In theory, a high-potential, high-volatility portfolio should generate better returns over time, but it has to match up with your psychological makeup.  Too often dealers develop scripted programs with all the required exercises, but fail to take into account your time, willpower and historical investment behaviour. That is why volatility of returns along the investing path plays a big role in determining outcomes. For example, it has been observed that owning a slightly pricier balanced mutual fund, rather than separate Equity and Bond funds, yields better long-term results for investors. Effective customized risk profiling can help design portfolios that should deter you from panic selling during an inevitable market correction or chasing returns during a market boom.

When you fill in or update a New Account Application Form (NAAF) you are asked to state your risk tolerance that leads to recommendations. In transaction environments, there is no real structure and discipline underpinning recommendations and no responsibility to ensure that there is one. The imperative is the transaction and not the process. Some advisors rely on “scores” derived from answers to questionnaires that assign numerical values to the responses and mechanically assign the resulting tallies to asset allocation tables. If this assessment is incorrect, you may find your advisor makes recommendations that are unsuitable for you. If you incur losses and file a complaint, whatever risk tolerance you ticked off on the NAAF/KYC form can and will be used against you by the dealer. It is also crucial that you clearly articulate the goal(s) for your investments. Without timelined, defined goals; assessing the appropriate level of risk is virtually impossible and meaningless.

In Canada, there are no industry standards in place for how a risk-tolerance assessment is to be conducted and documented. The scoring typically is rudimentary due to inappropriate weighting of the simplistic risk factors isolated in the questionnaires. Moreover, there may be no analytical basis for concluding that the questionnaire’s design will extract valid information about your true willingness, capacity and need to take investment risks. Indeed, some dealer questionnaires may have a built in bias towards riskier (and more expensive) investment products.

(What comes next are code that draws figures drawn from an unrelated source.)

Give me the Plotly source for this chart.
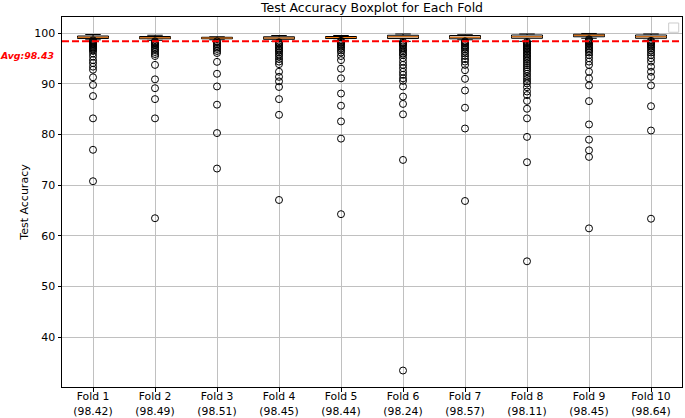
import plotly.graph_objects as go

# ---------------- data ----------------
folds = ["Fold 1", "Fold 2", "Fold 3", "Fold 4", "Fold 5",
         "Fold 6", "Fold 7", "Fold 8", "Fold 9", "Fold 10"]
fold_means = [98.42, 98.49, 98.51, 98.45, 98.44, 98.24, 98.57, 98.11, 98.45, 98.64]
overall_avg = 98.43

q1 = [98.95, 98.90, 98.90, 98.80, 98.95, 98.95, 98.90, 99.00, 99.30, 99.00]
median = [99.20, 99.10, 99.05, 99.05, 99.15, 99.30, 99.20, 99.30, 99.60, 99.30]
q3 = [99.45, 99.35, 99.20, 99.30, 99.35, 99.60, 99.55, 99.65, 99.80, 99.65]
lower_whisker = [98.70, 98.60, 98.70, 98.40, 98.60, 98.40, 98.70, 98.40, 99.00, 98.60]
upper_whisker = [99.75, 99.60, 99.30, 99.55, 99.55, 99.85, 99.70, 99.85, 99.95, 99.85]

outliers_f1 = [98.6, 98.4, 98.2, 98.0, 97.8, 97.6, 97.4, 97.2, 97.0, 96.8, 96.5, 96.0,
               95.4, 94.7, 94.1, 93.4, 92.8, 91.3, 89.8, 87.6, 83.2, 77.0, 70.8]
outliers_f2 = [98.4, 98.2, 98.0, 97.8, 97.6, 97.3, 97.0, 96.7, 96.3, 95.9, 95.5,
               93.75, 90.9, 89.15, 87.0, 83.2, 63.5]
outliers_f3 = [98.4, 98.1, 97.8, 97.5, 97.2, 96.9, 96.5, 96.1, 94.35, 92.0, 89.5,
               85.9, 80.3, 73.3]
outliers_f4 = [98.2, 98.0, 97.7, 97.4, 97.1, 96.8, 96.5, 96.2, 95.8, 95.4, 94.9, 94.4,
               93.9, 92.4, 91.4, 90.5, 89.4, 87.0, 83.9, 67.1]
outliers_f5 = [98.5, 98.3, 98.1, 97.9, 97.6, 97.3, 97.0, 96.6, 96.2, 95.5, 94.7, 93.0,
               91.1, 88.1, 85.7, 82.6, 79.2, 64.3]
outliers_f6 = [98.3, 98.1, 97.9, 97.7, 97.4, 97.0, 96.7, 96.4, 96.0, 95.7, 95.1, 94.4,
               93.75, 93.1, 92.4, 91.8, 91.1, 90.6, 89.5, 87.5, 86.05, 84.0, 75.0, 33.45]
outliers_f7 = [98.4, 98.2, 98.0, 97.7, 97.4, 97.1, 96.8, 96.4, 96.0, 95.5, 94.9, 94.4,
               93.75, 92.7, 91.0, 88.7, 85.3, 81.2, 66.9]
outliers_f8 = [98.3, 98.1, 97.9, 97.7, 97.5, 97.3, 97.1, 96.9, 96.7, 96.4, 96.1, 95.8,
               95.5, 95.2, 94.9, 94.5, 94.1, 93.7, 93.3, 92.9, 92.5, 92.0, 91.5, 91.0,
               90.5, 90.1, 89.35, 88.5, 87.8, 86.65, 85.1, 83.2, 79.55, 74.55, 55.0]
outliers_f9 = [98.8, 98.6, 98.4, 98.2, 98.0, 97.7, 97.4, 97.1, 96.8, 96.5, 96.2, 95.7,
               95.07, 94.4, 93.75, 92.4, 91.1, 89.7, 86.6, 82.0, 79.0, 76.9, 75.6, 61.5]
outliers_f10 = [98.5, 98.3, 98.1, 97.9, 97.6, 97.3, 97.0, 96.6, 96.2, 95.7, 95.07, 94.4,
                93.4, 92.4, 91.4, 89.7, 85.6, 80.8, 63.4]

outliers = [outliers_f1, outliers_f2, outliers_f3, outliers_f4, outliers_f5,
            outliers_f6, outliers_f7, outliers_f8, outliers_f9, outliers_f10]

tick_labels = [f"{f}<br>({m:.2f})" for f, m in zip(folds, fold_means)]
positions = list(range(1, len(folds) + 1))

# ---------------- figure ----------------
FONT = "DejaVu Sans"
BOX_W = 0.5

fig = go.Figure()

fig.add_trace(go.Box(
    x=positions, q1=q1, median=median, q3=q3,
    lowerfence=lower_whisker, upperfence=upper_whisker,
    width=BOX_W, whiskerwidth=0.5, boxpoints=False,
    line=dict(color="black", width=1), fillcolor="rgba(255,255,255,1)",
    showlegend=False, hoverinfo="skip",
))

# orange median lines
mx, my = [], []
for p, m in zip(positions, median):
    mx += [p - BOX_W / 2, p + BOX_W / 2, None]
    my += [m, m, None]
fig.add_trace(go.Scatter(x=mx, y=my, mode="lines",
                         line=dict(color="#ff7f0e", width=1),
                         showlegend=False, hoverinfo="skip"))

# outliers
ox, oy = [], []
for p, vals in zip(positions, outliers):
    ox += [p] * len(vals)
    oy += vals
fig.add_trace(go.Scatter(x=ox, y=oy, mode="markers",
                         marker=dict(symbol="circle-open", size=7, color="black",
                                     line=dict(width=1)),
                         showlegend=False, hoverinfo="skip"))

# average line
fig.add_shape(type="line", xref="paper", x0=0, x1=1, yref="y",
              y0=overall_avg, y1=overall_avg,
              line=dict(color="red", width=2, dash="7px,3px"), layer="above")

fig.add_annotation(xref="paper", x=0, xanchor="right", xshift=-6,
                   yref="y", y=overall_avg, yanchor="middle", yshift=-14,
                   text=f"<b><i>Avg:{overall_avg:.2f}</i></b>", showarrow=False,
                   font=dict(family=FONT, size=9.4, color="red"))

# empty legend box (top right)
fig.add_shape(type="rect", xref="paper", yref="paper",
              x0=0.9785, x1=0.9947, y0=0.9587, y1=0.9838,
              line=dict(color="#cccccc", width=1), fillcolor="white", layer="above")

fig.update_layout(
    width=685, height=418,
    margin=dict(l=62, r=3, t=17, b=31),
    paper_bgcolor="white", plot_bgcolor="white",
    font=dict(family=FONT, size=11, color="black"),
    title=dict(text="Test Accuracy Boxplot for Each Fold", x=0.5, xref="paper",
               xanchor="center", y=1 - 8 / 418, yref="container", yanchor="middle",
               font=dict(family=FONT, size=12.5, color="black")),
    showlegend=False,
)

fig.update_xaxes(range=[0.5, 10.5], tickmode="array", tickvals=positions,
                 ticktext=tick_labels, showgrid=True, gridcolor="#c0c0c0",
                 gridwidth=1, zeroline=False, showline=True, linecolor="black",
                 linewidth=1, mirror=True, ticks="outside", ticklen=3.5,
                 tickcolor="black", tickfont=dict(size=10.8), automargin=False,
                 ticklabelstandoff=-4)
fig.update_yaxes(range=[30.2, 103.2], tickmode="array",
                 tickvals=[40, 50, 60, 70, 80, 90, 100],
                 showgrid=True, gridcolor="#c0c0c0", gridwidth=1, zeroline=False,
                 showline=True, linecolor="black", linewidth=1, mirror=True,
                 ticks="outside", ticklen=3.5, tickcolor="black",
                 tickfont=dict(size=11), automargin=False,
                 title=dict(text="Test Accuracy", font=dict(size=11), standoff=3))

fig.write_html("out.html",
               config={"displayModeBar": False},
               post_script="document.body.style.margin='0';"
                           "document.body.style.overflow='hidden';")
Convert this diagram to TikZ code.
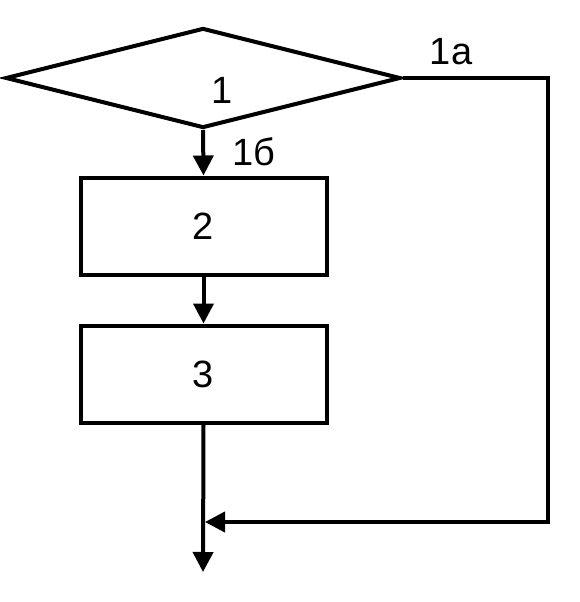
\documentclass[tikz,border=0pt]{standalone}
\usepackage{fontspec}
\setmainfont{Liberation Sans}
\usetikzlibrary{shapes.geometric, arrows.meta}

\begin{document}
\begin{tikzpicture}[x=1pt, y=-1pt, line width=4pt,
    >={Triangle[length=20pt, width=20pt]},
    cond/.style={draw, diamond, minimum width=395pt, minimum height=100pt, inner sep=0pt},
    block/.style={draw, rectangle, minimum width=246pt, minimum height=97pt, font=\fontsize{38}{40}\selectfont},
    lbl/.style={font=\fontsize{38}{40}\selectfont, inner sep=0pt}]
  \useasboundingbox (0,0) rectangle (579,602);

  % Условие и блоки
  \node[cond] (c1) at (203,78) {};
  \node[lbl] (t1) at (222,90) {1};
  \node[block] (b2) at (203.5,226) {2};
  \node[block] (b3) at (203.5,374) {3};

  % Метки выходов
  \node[lbl] (ta) at (451,52) {1a};
  \node[lbl] (tb) at (254,152) {1б};

  % Свободные концы
  \coordinate (e1) at (548,78);
  \coordinate (e2) at (548,522);
  \coordinate (j) at (203,522);
  \coordinate (out) at (203,572);

  % Связи
  \draw[->] (c1.south) -- (b2.north);
  \draw[->] (b2.south) -- (b3.north);
  \draw[->] (b3.south) -- (out);
  \draw[->] (c1.east) -- (e1) -- (e2) -- ([xshift=2pt]j);
\end{tikzpicture}
\end{document}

Your advisor needs to identify any disconnects between the three measures of risk and help you make trade-off decisions to tailor the portfolio construction/asset allocation and risk level to your goals. A frank discussion is therefore important. A disconnect may indicate that your investment goals are unrealistic. In such cases the goals need to be revised, the savings rate increased, retirement deferred and/or the risk and potential adverse consequences consciously accepted.

While risk profiling is neither easy nor exact, it needs to be done. Just testing out some of the many questionnaires available on the Internet can be very helpful in raising your consciousness and knowledge concerning risks and your attitude toward risk.

Here’s a good one to try

Also, read this paper on investor risk profiling from Vanguard. It will open your eyes and make you a better, more confident investor.

Risk profiling can assist in constructing a tailored risk-reward portfolio but will not deal with other factors that can drain accounts. These include advisors who lack the proficiency to map a portfolio consistent with the risk assessment, advisors who recommend high fee/tax-inefficient products or inappropriate leveraging, and outright advisor fraud.   

The evidence points to a need for an effective and uniform practice standard (and proficient advice givers). Risk profiling is integral to the investment process. It underpins decisions about portfolio construction, and plays an essential part in ensuring the suitability of investments. Risk profiling improves the quality of advice and brings added credibility, communication and rigour to the investment advice offered.  At the same time, it would also help advisors and dealers reduce their exposure to client complaints, restitution claims and disciplinary proceedings. Improved communication will enhance consumer protection by reducing the incidence of unsuitable recommendations stemming from inadequate risk profiling and thereby improve client financial outcomes.